Within a short time, the uncorrected unscheduled MCAS activations had progressively moved the trim to an excessive nose-down position. At some point the F/O recognized an MCAS/stabilizer runaway and the memory items were partially accomplished (they failed to disengage the A/T and never reduced thrust) including flipping the primary and standby trim cutout switches. This removed all electric trim from the stabilizer system but, when they did this, the trim was already close to the full nose-down stop. The Captain (PF) told the F/O to use manual trim but it is unclear if he tired to use the trim switches (now deactivated) or turn the wheel. If he tried to turn the wheel it isn't clear if he unfolded and used the handle. There was no indication on the CVR that the crew ever attempted to use both trim wheels together or to unload the stabilizer to reduce trimming forces.

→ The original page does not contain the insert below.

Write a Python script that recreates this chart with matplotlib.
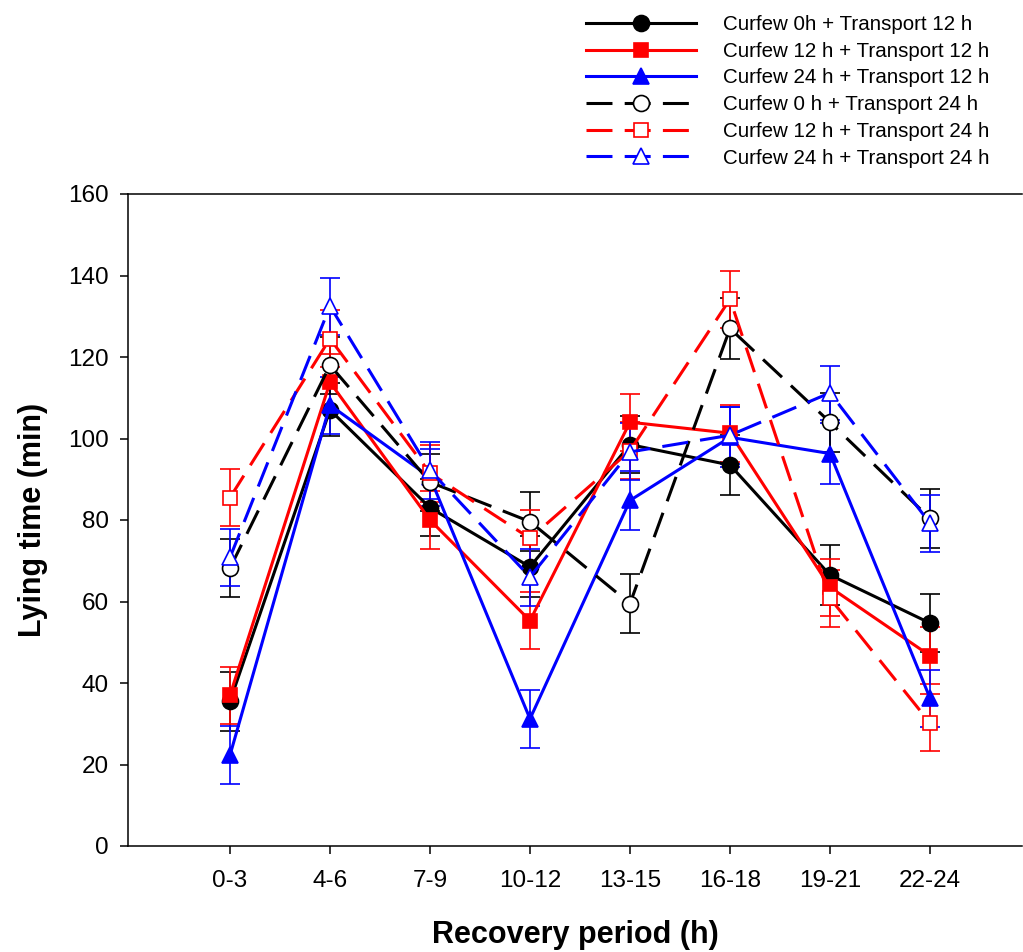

At this point, they decided to try the electric trim again. They deactivated the two trim cutout switches but either failed to hold the primary trim switches in the nose-up position or the combination of excessively nose-down trim and excessive airspeed produced loads that were too high for the electric system to overcome. What did happen was that the unscheduled MCAS activations resumed and it pushed the trim to the full nose-down stop. At that trim setting, and around 390 KIAS, they were unable to maintain control.
The sim trials that have been reported have been in NG sims which don't have MCAS. You can't accurately simulate an MCAS runaway in an NG sim because as you introduce the nose-down runaway the pilot will instinctively apply back pressure which will cut out the trim with the trim brake. The trim brake is not active on MCAS activations because it would prevent MCAS from doing its intended job of introducing a nose-down bias in high AoA situations. Since they couldn't replicate the MCAS runaway, they started the trial with the trim already full nose-down and at around 250 KIAS. Those who have tried this have said that the recovery is difficult due to the factors that I've already discussed.
The key is not letting the trim get all the way to the full nose-down position before you take action to recover. Use the yoke trim switches to keep the airplane in-trim until the electric trim system is disabled.